There's a few of them. ACES II, ACES III (from the Bartlett group in Florida), GAMESS-US (from the Gordon group in Iiowa), there are a handful or more these are just the ones with which I'm most familiar. From my own experience, I find GAMESS to be easier to compile and use, but I have a slight bias towards GAMESS as well.
What are you looking to do with it? CCSD is only good for qualitative descriptions of ground state properties in certain types of systems.
Thanks a lot, I use GAMESS-US, Firefly version, but I am not sure this software is capable of CCSD method. I am interested to look at the structural properties of certain inorganic compounds.
It looks like the firefly version doesn't have the coupled cluster (CC) routines available in it. If you can upgrade to the linux version, there's a lot more available. I've done some CC computations on inorganic and organometallic compounds using GAMESS so it should be able to handle many things.
Another possibility is Psi4, an open-source code with different CC methods available.

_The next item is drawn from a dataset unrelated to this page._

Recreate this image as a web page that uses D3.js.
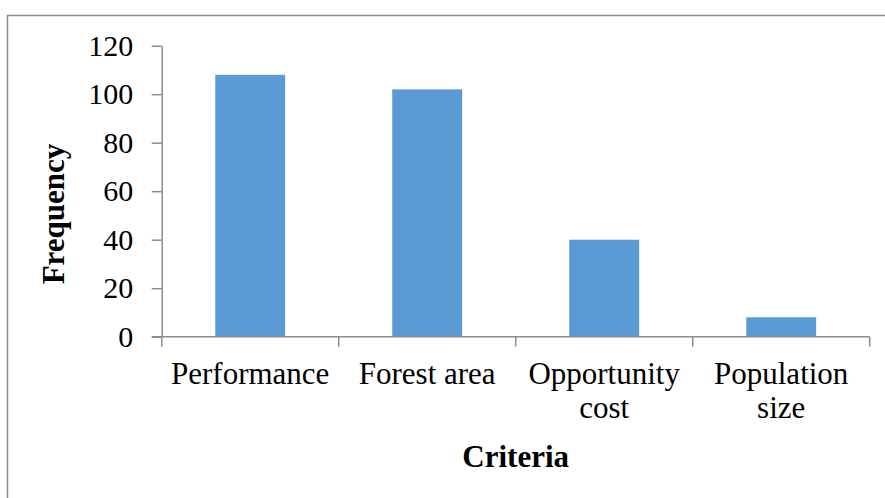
<!DOCTYPE html>
<html>
<head>
<meta charset="utf-8">
<script src="https://cdn.jsdelivr.net/npm/d3@7"></script>
<style>
  html, body { margin: 0; padding: 0; background: #fff; }
  svg { display: block; }
  text { font-family: "Liberation Serif", "Times New Roman", serif; fill: #000; }
</style>
</head>
<body>
<svg id="chart" width="885" height="498"></svg>
<script>
// Frequency of each selection criterion
const categories = ["Performance", "Forest area", "Opportunity cost", "Population size"];
const categoryLines = [["Performance"], ["Forest area"], ["Opportunity", "cost"], ["Population", "size"]];
const frequency = [108, 102, 40, 8];
const yTicks = [0, 20, 40, 60, 80, 100, 120];

const svg = d3.select("#chart");
const W = 885, H = 498;
const plot = { left: 161.7, right: 869.7, top: 45.7, bottom: 336.7 };
const axisColor = "#8c8c8c";
const serif = "'Liberation Serif', 'Times New Roman', serif";

// chart area frame
svg.append("rect")
  .attr("x", 7.5).attr("y", 15.5)
  .attr("width", W + 20).attr("height", H + 20)
  .attr("fill", "#fff")
  .attr("stroke", axisColor).attr("stroke-width", 1.5);

const x = d3.scaleBand()
  .domain(categories)
  .range([plot.left, plot.right])
  .paddingInner(0.605)
  .paddingOuter(0.3025);

const y = d3.scaleLinear()
  .domain([0, 120])
  .range([plot.bottom, plot.top]);

// bars
svg.append("g").selectAll("rect")
  .data(categories)
  .join("rect")
  .attr("x", d => x(d))
  .attr("width", x.bandwidth())
  .attr("y", (d, i) => y(frequency[i]))
  .attr("height", (d, i) => y(0) - y(frequency[i]))
  .attr("fill", "#5b9bd5");

// y axis
const yAxis = svg.append("g")
  .attr("transform", `translate(${plot.left},0)`)
  .call(d3.axisLeft(y).tickValues(yTicks).tickSize(10).tickPadding(18.5).tickSizeOuter(0));
yAxis.attr("font-family", serif);
yAxis.select(".domain").attr("stroke", axisColor).attr("stroke-width", 1.5);
yAxis.selectAll(".tick line").attr("stroke", axisColor).attr("stroke-width", 1.5);
yAxis.selectAll(".tick text")
  .attr("font-family", serif)
  .attr("font-size", 30)
  .attr("fill", "#000");

// x axis: baseline with tick marks between categories
const boundaries = categories.map(c => x(c) - x.step() * x.paddingOuter()).concat([plot.right]);
const xAxis = svg.append("g");
xAxis.append("line")
  .attr("x1", plot.left - 10).attr("x2", plot.right)
  .attr("y1", y(0)).attr("y2", y(0))
  .attr("stroke", axisColor).attr("stroke-width", 1.5);
xAxis.selectAll("line.tick")
  .data(boundaries)
  .join("line")
  .attr("class", "tick")
  .attr("x1", d => d).attr("x2", d => d)
  .attr("y1", y(0)).attr("y2", y(0) + 10)
  .attr("stroke", axisColor).attr("stroke-width", 1.5);

// category labels
const labels = svg.append("g")
  .selectAll("text")
  .data(categories)
  .join("text")
  .attr("text-anchor", "middle")
  .attr("font-family", serif)
  .attr("font-size", 31)
  .attr("x", d => x(d) + x.bandwidth() / 2)
  .attr("y", 384);
labels.selectAll("tspan")
  .data((d, i) => categoryLines[i])
  .join("tspan")
  .attr("x", function () { return d3.select(this.parentNode).attr("x"); })
  .attr("dy", (d, i) => i === 0 ? 0 : 34)
  .text(d => d);

// axis titles
svg.append("text")
  .attr("x", (plot.left + plot.right) / 2)
  .attr("y", 467)
  .attr("text-anchor", "middle")
  .attr("font-family", serif)
  .attr("font-size", 31)
  .attr("font-weight", "bold")
  .text("Criteria");

svg.append("text")
  .attr("transform", "translate(64,214) rotate(-90)")
  .attr("text-anchor", "middle")
  .attr("font-family", serif)
  .attr("font-size", 31)
  .attr("font-weight", "bold")
  .text("Frequency");
</script>
</body>
</html>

It also includes Equations of Motion (EOM) to deal with excited states.
Dear Fortunatus, NWChem is another option ( http://www.nwchem-sw.org ). This is open source to run over many cores and it has all features mentioned above for other codes. Good luck
NWChem can be a little tricky to install. If you want, I can send you a script I used to install it, though you'll have to check the software and other settings to be set to what you have.

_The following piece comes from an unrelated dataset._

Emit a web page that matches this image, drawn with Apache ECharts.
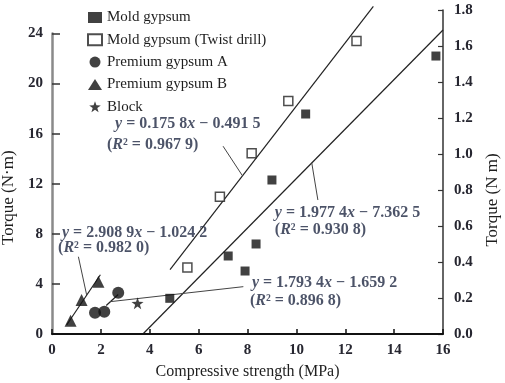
<!DOCTYPE html>
<html>
<head>
<meta charset="utf-8">
<script src="https://cdn.jsdelivr.net/npm/echarts@6/dist/echarts.min.js"></script>
<style>
  html, body { margin: 0; padding: 0; background: #fff; }
  #chart { width: 505px; height: 383px; }
</style>
</head>
<body>
<div id="chart"></div>
<script>
// values (x: MPa, left y: N·m, right y: N m)
const moldGypsum = [[4.82, 2.85], [7.21, 6.23], [7.9, 5.03], [8.35, 7.19], [9.0, 12.3], [10.38, 17.57], [15.71, 22.2]];
const twistDrill = [[5.54, 0.37], [6.87, 0.763], [8.17, 1.004], [9.67, 1.294], [12.46, 1.628]];
const premiumA = [[1.76, 1.7], [2.14, 1.78], [2.71, 3.3]];
const premiumB = [[0.76, 1.06], [1.21, 2.72], [1.9, 4.18]];
const block = [[3.5, 2.45]];

// fitted lines (end points)
const moldFit = [[3.72, 0], [16, 24.28]];
const twistFit = [[4.83, 0.358], [13.15, 1.82]];
const premiumAFit = [[2.22, 2.28], [2.71, 3.16]];
const premiumBFit = [[0.6, 0.72], [1.98, 4.73]];

// leader lines from the equations to the fitted lines
const leaders = [
  [[7.0, 15.0], [7.79, 12.65]],
  [[10.63, 13.66], [10.88, 10.7]],
  [[1.08, 6.17], [1.42, 3.1]],
  [[2.37, 2.58], [7.83, 3.78]],
];

// equation labels: [x, y, text]
const eqLabels = [
  [2.58, 16.77, "{i|y} = 0.175 8{i|x} − 0.491 5"],
  [2.25, 15.1, "({i|R}² = 0.967 9)"],
  [9.12, 9.66, "{i|y} = 1.977 4{i|x} − 7.362 5"],
  [9.12, 8.31, "({i|R}² = 0.930 8)"],
  [0.41, 8.07, "{i|y} = 2.908 9{i|x} − 1.024 2"],
  [0.25, 6.87, "({i|R}² = 0.982 0)"],
  [8.18, 4.07, "{i|y} = 1.793 4{i|x} − 1.659 2"],
  [8.1, 2.64, "({i|R}² = 0.896 8)"],
];

const seriesNames = ["Mold gypsum", "Mold gypsum (Twist drill)", "Premium gypsum A", "Premium gypsum B", "Block"];

const SERIF = "Liberation Serif";
const tickColor = "#262630";
const textColor = "#1f2842";
const star = "path://M0,-10L2.35,-3.24L9.51,-3.09L3.8,1.24L5.88,8.09L0,4L-5.88,8.09L-3.8,1.24L-9.51,-3.09L-2.35,-3.24Z";

const chart = echarts.init(document.getElementById("chart"), null, { renderer: "canvas" });

function fitLine(data, xi, yi, color, width) {
  return {
    type: "line",
    xAxisIndex: xi,
    yAxisIndex: yi,
    data: data,
    showSymbol: false,
    symbol: "none",
    silent: true,
    clip: false,
    lineStyle: { color: color, width: width },
    z: 1,
  };
}

const labelSeries = {
  type: "scatter",
  xAxisIndex: 0,
  yAxisIndex: 0,
  symbolSize: 0,
  silent: true,
  data: eqLabels,
  label: {
    show: true,
    position: "right",
    distance: 0,
    formatter: (p) => p.data[2],
    fontFamily: SERIF,
    fontSize: 16,
    fontWeight: "bold",
    color: textColor,
    rich: {
      i: { fontFamily: SERIF, fontSize: 16, fontWeight: "bold", fontStyle: "italic", color: textColor },
    },
  },
  z: 5,
};

const axisLabelStyle = {
  fontFamily: SERIF,
  fontSize: 15,
  fontWeight: "bold",
  color: tickColor,
};

chart.setOption({
  animation: false,
  backgroundColor: "#fff",
  legend: {
    data: seriesNames,
    orient: "vertical",
    left: 82,
    top: 5,
    itemWidth: 14,
    itemHeight: 11,
    itemGap: 7.3,
    textStyle: { fontFamily: SERIF, fontSize: 15, color: "#1e1e1e" },
    selectedMode: false,
  },
  grid: [
    { left: 52, right: 62, top: 33.5, bottom: 49, outerBoundsMode: "none", containLabel: false },
    { left: 52, right: 62, top: 10, bottom: 49, outerBoundsMode: "none", containLabel: false },
  ],
  xAxis: [
    {
      gridIndex: 0,
      type: "value",
      min: 0,
      max: 16,
      interval: 2,
      name: "Compressive strength (MPa)",
      nameLocation: "middle",
      nameGap: 30,
      nameTextStyle: { fontFamily: SERIF, fontSize: 16, color: "#1e1e1e" },
      axisLine: { onZero: false, lineStyle: { color: "#111", width: 2 } },
      axisTick: { inside: true, length: 5, lineStyle: { color: "#111", width: 1.5 } },
      axisLabel: Object.assign({ margin: 9 }, axisLabelStyle),
      splitLine: { show: false },
      z: 4,
    },
    {
      gridIndex: 1,
      type: "value",
      min: 0,
      max: 16,
      show: false,
      axisLine: { show: false, onZero: false },
    },
  ],
  yAxis: [
    {
      gridIndex: 0,
      type: "value",
      position: "left",
      min: 0,
      max: 24,
      interval: 4,
      name: "Torque (N·m)",
      nameLocation: "middle",
      nameGap: 26,
      nameRotate: 90,
      nameTextStyle: { fontFamily: SERIF, fontSize: 17, color: "#1e1e1e", padding: [0, 28, 0, 0] },
      axisLine: { show: true, onZero: false, lineStyle: { color: "#8a8a8a", width: 2.5 } },
      axisTick: { show: true, inside: true, length: 8, lineStyle: { color: "#333", width: 1.5 } },
      axisLabel: Object.assign({ margin: 9 }, axisLabelStyle),
      splitLine: { show: false },
    },
    {
      gridIndex: 1,
      type: "value",
      position: "right",
      min: 0,
      max: 1.8,
      interval: 0.2,
      name: "Torque (N m)",
      nameLocation: "middle",
      nameGap: 37,
      nameRotate: 90,
      nameTextStyle: { fontFamily: SERIF, fontSize: 17, color: "#1e1e1e", padding: [0, 56, 0, 0] },
      axisLine: { show: true, onZero: false, lineStyle: { color: "#333", width: 1.5 } },
      axisTick: { show: true, inside: true, length: 5, lineStyle: { color: "#333", width: 1.2 } },
      axisLabel: Object.assign({ margin: 11, formatter: (v) => v.toFixed(1) }, axisLabelStyle),
      splitLine: { show: false },
    },
  ],
  series: [
    {
      name: seriesNames[0],
      type: "scatter",
      xAxisIndex: 0,
      yAxisIndex: 0,
      symbol: "rect",
      symbolSize: 9,
      itemStyle: { color: "#111" },
      data: moldGypsum,
      z: 3,
    },
    {
      name: seriesNames[1],
      type: "scatter",
      xAxisIndex: 1,
      yAxisIndex: 1,
      symbol: "rect",
      symbolSize: 9,
      itemStyle: { color: "#fff", borderColor: "#222", borderWidth: 1.5 },
      data: twistDrill,
      z: 3,
    },
    {
      name: seriesNames[2],
      type: "scatter",
      xAxisIndex: 0,
      yAxisIndex: 0,
      symbol: "circle",
      symbolSize: 12,
      itemStyle: { color: "#111" },
      data: premiumA,
      z: 3,
    },
    {
      name: seriesNames[3],
      type: "scatter",
      xAxisIndex: 0,
      yAxisIndex: 0,
      symbol: "triangle",
      symbolSize: 12,
      itemStyle: { color: "#111" },
      data: premiumB,
      z: 3,
    },
    {
      name: seriesNames[4],
      type: "scatter",
      xAxisIndex: 0,
      yAxisIndex: 0,
      symbol: star,
      symbolSize: 12,
      itemStyle: { color: "#111" },
      data: block,
      z: 3,
    },
    fitLine(moldFit, 0, 0, "#222", 1.2),
    fitLine(twistFit, 1, 1, "#222", 1.2),
    fitLine(premiumAFit, 0, 0, "#222", 1.2),
    fitLine(premiumBFit, 0, 0, "#222", 1.2),
    ...leaders.map((d) => fitLine(d, 0, 0, "#444", 1)),
    labelSeries,
  ],
});
</script>
</body>
</html>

Also, just an aside, GAMESS is the fastest of these for running CC calculations (we have unpublished results so this isn't just me making it up), though any of them will work for analyzing systems near equilibrium. If you want to study reaction pathways, systems away from equilibrium, strongly correlated clusters/molecules, or multiply excited electronic states only a couple of these softwares have methods implemented which can deal with these types of systems reasonably, giving results that are physically meaningful (e.g., CCSD(T) will not work in these cases).
Dear Jared, I will be grateful if you send me the script for NWChem you used to install through my email address [email protected]. I will consider it.